Print nothing but the lines from the start of the listing below through the line that contains "(10,581.5) -- cycle;". Do not include the pictures.

● ● ● ● ●

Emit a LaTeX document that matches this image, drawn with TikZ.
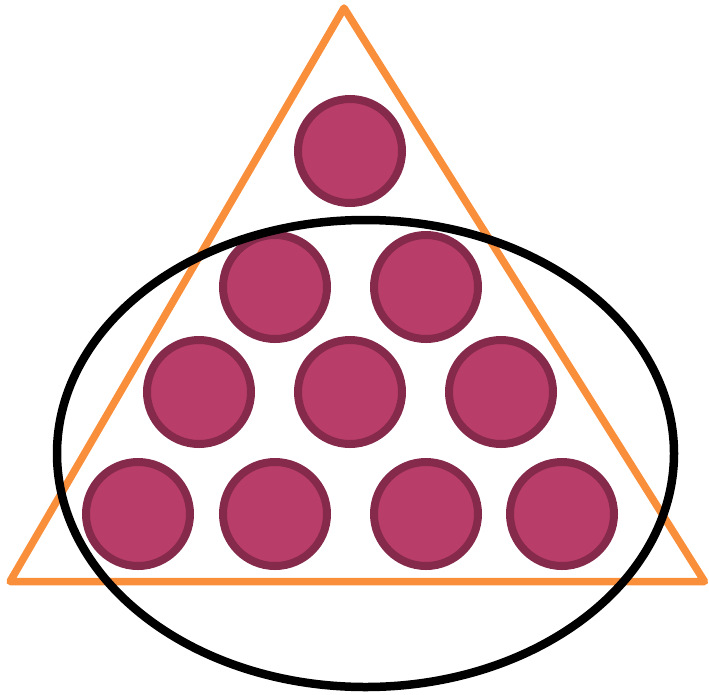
\documentclass[tikz,border=0pt]{standalone}
\usepackage{xcolor}
\usepackage{tikz}
\usetikzlibrary{positioning}
\definecolor{ballfill}{HTML}{B83D68}
\definecolor{balledge}{HTML}{862A4C}
\definecolor{triorange}{HTML}{F98E3B}

\begin{document}
\begin{tikzpicture}[
    x=1pt,y=-1pt,
    ball/.style={circle,draw=balledge,fill=ballfill,line width=8pt,
                 minimum size=104pt,inner sep=0pt},
    tri/.style={draw=triorange,line width=7.5pt,line join=round,line cap=round},
    oval/.style={draw=black,line width=8.5pt},
]
\useasboundingbox (0,0) rectangle (709,694);

% triangle and ellipse
\draw[tri] (344,8) -- (704.5,581.5) -- (10,581.5) -- cycle;

\node[ball] (b1) at (350,151) {};
\node[ball] (b2) at (275,287) {};
\node[ball] (b3) at (426,287) {};
\node[ball] (b4) at (199,392) {};
\node[ball] (b5) at (350,392) {};
\node[ball] (b6) at (501,392) {};
\node[ball] (b7) at (138,514) {};
\node[ball] (b8) at (275,514) {};
\node[ball] (b9) at (426,514) {};
\node[ball] (b10) at (562,514) {};

\draw[oval] (365.5,453.5) ellipse [x radius=308.5, y radius=233.5];

\end{tikzpicture}
\end{document}
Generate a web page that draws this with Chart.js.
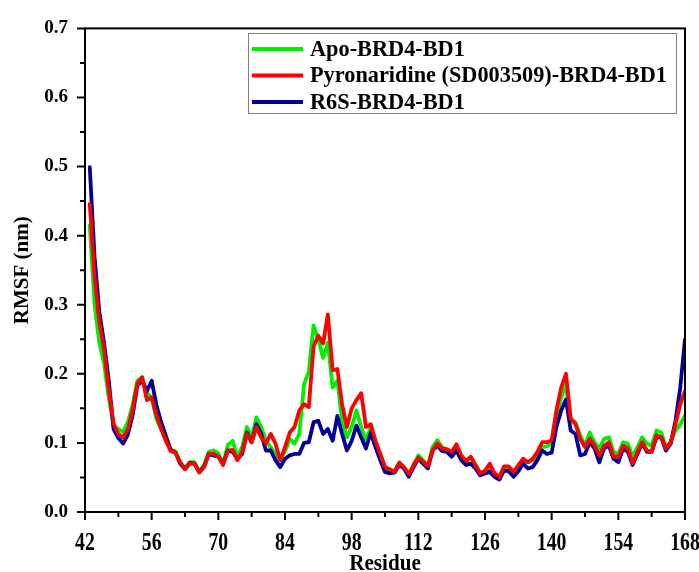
<!DOCTYPE html>
<html><head><meta charset="utf-8">
<script src="https://cdn.jsdelivr.net/npm/chart.js@4.4.1/dist/chart.umd.min.js"></script>
<style>html,body{margin:0;padding:0;background:#fff;} #wrap{width:699px;height:572px;}</style>
</head><body><div id="wrap"><canvas id="c" width="699" height="572"></canvas></div>
<script>
const residues = [43,44,45,46,47,48,49,50,51,52,53,54,55,56,57,58,59,60,61,62,63,64,65,66,67,68,69,70,71,72,73,74,75,76,77,78,79,80,81,82,83,84,85,86,87,88,89,90,91,92,93,94,95,96,97,98,99,100,101,102,103,104,105,106,107,108,109,110,111,112,113,114,115,116,117,118,119,120,121,122,123,124,125,126,127,128,129,130,131,132,133,134,135,136,137,138,139,140,141,142,143,144,145,146,147,148,149,150,151,152,153,154,155,156,157,158,159,160,161,162,163,164,165,166,167,168];
const apo = [0.415,0.300,0.245,0.215,0.165,0.125,0.120,0.116,0.130,0.155,0.190,0.195,0.172,0.165,0.135,0.120,0.103,0.090,0.088,0.072,0.063,0.072,0.072,0.058,0.068,0.087,0.089,0.085,0.070,0.097,0.103,0.080,0.094,0.123,0.108,0.137,0.123,0.103,0.094,0.084,0.075,0.088,0.106,0.099,0.113,0.185,0.204,0.270,0.250,0.223,0.245,0.180,0.190,0.132,0.108,0.123,0.147,0.123,0.103,0.123,0.099,0.084,0.065,0.060,0.058,0.072,0.065,0.053,0.068,0.082,0.075,0.067,0.094,0.104,0.094,0.090,0.084,0.096,0.080,0.070,0.080,0.068,0.056,0.058,0.065,0.053,0.048,0.063,0.064,0.053,0.065,0.077,0.072,0.075,0.082,0.094,0.095,0.100,0.135,0.166,0.183,0.135,0.130,0.111,0.096,0.115,0.101,0.092,0.106,0.108,0.087,0.084,0.101,0.099,0.080,0.094,0.108,0.099,0.096,0.118,0.115,0.094,0.101,0.118,0.127,0.140];
const pyronaridine = [0.446,0.340,0.275,0.235,0.175,0.128,0.113,0.108,0.120,0.148,0.186,0.195,0.162,0.166,0.140,0.120,0.103,0.088,0.086,0.072,0.062,0.070,0.070,0.057,0.065,0.084,0.084,0.080,0.068,0.089,0.090,0.075,0.087,0.113,0.101,0.123,0.108,0.099,0.113,0.099,0.075,0.094,0.115,0.123,0.147,0.156,0.152,0.240,0.255,0.244,0.286,0.205,0.207,0.155,0.123,0.150,0.162,0.172,0.123,0.127,0.103,0.084,0.065,0.062,0.058,0.071,0.065,0.055,0.068,0.079,0.073,0.066,0.089,0.099,0.092,0.091,0.087,0.098,0.082,0.074,0.080,0.068,0.056,0.060,0.070,0.056,0.051,0.066,0.066,0.058,0.068,0.077,0.072,0.077,0.087,0.101,0.101,0.104,0.147,0.180,0.200,0.135,0.127,0.106,0.094,0.106,0.096,0.082,0.096,0.101,0.080,0.080,0.096,0.092,0.070,0.087,0.101,0.089,0.087,0.111,0.108,0.092,0.101,0.127,0.156,0.175];
const r6s = [0.499,0.370,0.290,0.245,0.190,0.120,0.107,0.099,0.112,0.140,0.183,0.190,0.175,0.190,0.155,0.130,0.110,0.090,0.086,0.070,0.062,0.071,0.070,0.058,0.066,0.084,0.082,0.080,0.070,0.089,0.087,0.077,0.084,0.115,0.101,0.127,0.113,0.089,0.089,0.075,0.065,0.077,0.082,0.084,0.084,0.100,0.101,0.130,0.132,0.113,0.120,0.103,0.139,0.113,0.089,0.103,0.125,0.108,0.092,0.115,0.094,0.075,0.058,0.056,0.057,0.068,0.063,0.051,0.065,0.077,0.070,0.063,0.089,0.096,0.088,0.087,0.080,0.089,0.075,0.068,0.070,0.063,0.053,0.056,0.058,0.051,0.047,0.060,0.059,0.051,0.059,0.070,0.063,0.065,0.075,0.089,0.084,0.086,0.123,0.147,0.163,0.118,0.113,0.082,0.084,0.101,0.092,0.072,0.092,0.096,0.077,0.072,0.092,0.087,0.068,0.084,0.099,0.087,0.087,0.108,0.108,0.089,0.099,0.132,0.180,0.250];
const seriesNames = ['Apo-BRD4-BD1', 'Pyronaridine (SD003509)-BRD4-BD1', 'R6S-BRD4-BD1'];
const seriesColors = ['#00ee00', '#ff0000', '#000099'];
const xTicks = [42, 56, 70, 84, 98, 112, 126, 140, 154, 168];
const yTicks = [0.0, 0.1, 0.2, 0.3, 0.4, 0.5, 0.6, 0.7];
const xTitle = 'Residue';
const yTitle = 'RMSF (nm)';

const SERIF = '"Liberation Serif", "Times New Roman", serif';

function pts(vals) { return residues.map((r, i) => ({x: r, y: vals[i]})); }

// draws a text horizontally condensed (the reference x-axis texts are tall and narrow)
function condensedText(ctx, text, cx, baseY, size, sx) {
  ctx.save();
  ctx.font = 'bold ' + size + 'px ' + SERIF;
  ctx.textAlign = 'center';
  ctx.textBaseline = 'alphabetic';
  ctx.translate(cx, baseY);
  ctx.scale(sx, 1);
  ctx.fillStyle = '#000';
  ctx.fillText(text, 0, 0);
  ctx.restore();
}

const framePlugin = {
  id: 'frame',
  afterDraw(chart) {
    const {ctx, chartArea: a, scales: {x, y}} = chart;
    ctx.save();
    ctx.strokeStyle = '#000';
    ctx.lineWidth = 2;
    ctx.strokeRect(a.left, a.top, a.right - a.left, a.bottom - a.top);
    ctx.beginPath();
    for (let i = 0; i < xTicks.length; i++) {
      const px = x.getPixelForValue(xTicks[i]);
      ctx.moveTo(px, a.bottom); ctx.lineTo(px, a.bottom + 8);
      if (i < xTicks.length - 1) {
        const pm = x.getPixelForValue((xTicks[i] + xTicks[i + 1]) / 2);
        ctx.moveTo(pm, a.bottom); ctx.lineTo(pm, a.bottom + 5);
      }
    }
    for (let i = 0; i < yTicks.length; i++) {
      const py = y.getPixelForValue(yTicks[i]);
      ctx.moveTo(a.left, py); ctx.lineTo(a.left - 8, py);
      if (i < yTicks.length - 1) {
        const pm = y.getPixelForValue((yTicks[i] + yTicks[i + 1]) / 2);
        ctx.moveTo(a.left, pm); ctx.lineTo(a.left - 5, pm);
      }
    }
    ctx.stroke();

    // x tick labels and title (condensed like the reference)
    x.ticks.forEach(t => {
      condensedText(ctx, String(t.value), x.getPixelForValue(t.value), a.bottom + 38, 26, 0.76);
    });
    condensedText(ctx, xTitle, (a.left + a.right) / 2, 570, 24, 0.88);

    // legend box
    const bx = 248, by = 33, bw = 428, bh = 80;
    ctx.fillStyle = '#fff';
    ctx.fillRect(bx, by, bw, bh);
    ctx.strokeStyle = '#808080';
    ctx.lineWidth = 1;
    ctx.strokeRect(bx + 0.5, by + 0.5, bw, bh);
    ctx.font = 'bold 22.3px ' + SERIF;
    ctx.textBaseline = 'middle';
    ctx.textAlign = 'left';
    [0, 1, 2].forEach((idx, k) => {
      const ds = chart.data.datasets[idx];
      const yy = 49 + k * 26.5;
      ctx.strokeStyle = ds.borderColor;
      ctx.lineWidth = 4;
      ctx.beginPath();
      ctx.moveTo(252, yy); ctx.lineTo(303, yy);
      ctx.stroke();
      ctx.fillStyle = '#000';
      ctx.fillText(ds.label, 310, yy + 1);
    });
    ctx.restore();
  }
};

new Chart(document.getElementById('c'), {
  type: 'line',
  data: {
    datasets: [
      {label: seriesNames[0], data: pts(apo), borderColor: seriesColors[0], order: 2},
      {label: seriesNames[1], data: pts(pyronaridine), borderColor: seriesColors[1], order: 0},
      {label: seriesNames[2], data: pts(r6s), borderColor: seriesColors[2], order: 1}
    ]
  },
  options: {
    responsive: false,
    animation: false,
    elements: {
      line: {borderWidth: 3.8, tension: 0, borderJoinStyle: 'round', borderCapStyle: 'round'},
      point: {radius: 0}
    },
    layout: {padding: {top: 25, right: 14, left: 0, bottom: 0}},
    plugins: {legend: {display: false}, tooltip: {enabled: false}},
    scales: {
      x: {
        type: 'linear', min: 42, max: 168,
        afterBuildTicks: s => { s.ticks = xTicks.map(v => ({value: v})); },
        afterFit: s => { s.height = 60; s.paddingLeft = 0; s.paddingRight = 0; },
        grid: {display: false, drawTicks: false},
        border: {display: false},
        ticks: {display: false},
        title: {display: false, text: xTitle}
      },
      y: {
        type: 'linear', min: 0, max: 0.7,
        afterBuildTicks: s => { s.ticks = yTicks.map(v => ({value: v})); },
        afterFit: s => { s.width = 85; },
        grid: {display: false, drawTicks: false},
        border: {display: false},
        ticks: {color: '#000', padding: 17, callback: v => Number(v).toFixed(1),
                font: {family: SERIF, size: 19, weight: 'bold'}},
        title: {display: true, text: yTitle, color: '#000', padding: {top: 12, bottom: 0},
                font: {family: SERIF, size: 21, weight: 'bold', lineHeight: 1}}
      }
    }
  },
  plugins: [framePlugin]
});
</script>
</body></html>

● ● ● ● ●

• _ANSWER BELOW_:
Emit a LaTeX document that matches this image, drawn with TikZ.
\documentclass[tikz,border=0pt]{standalone}
\usepackage{xcolor}
\usepackage{tikz}
\usetikzlibrary{positioning}
\definecolor{ballfill}{HTML}{B83D68}
\definecolor{balledge}{HTML}{862A4C}
\definecolor{triorange}{HTML}{F98E3B}

\begin{document}
\begin{tikzpicture}[
    x=1pt,y=-1pt,
    ball/.style={circle,draw=balledge,fill=ballfill,line width=8pt,
                 minimum size=104pt,inner sep=0pt},
    tri/.style={draw=triorange,line width=7.5pt,line join=round,line cap=round},
    oval/.style={draw=black,line width=8.5pt},
]
\useasboundingbox (0,0) rectangle (709,694);

% triangle and ellipse
\draw[tri] (344,8) -- (704.5,581.5) -- (10,581.5) -- cycle;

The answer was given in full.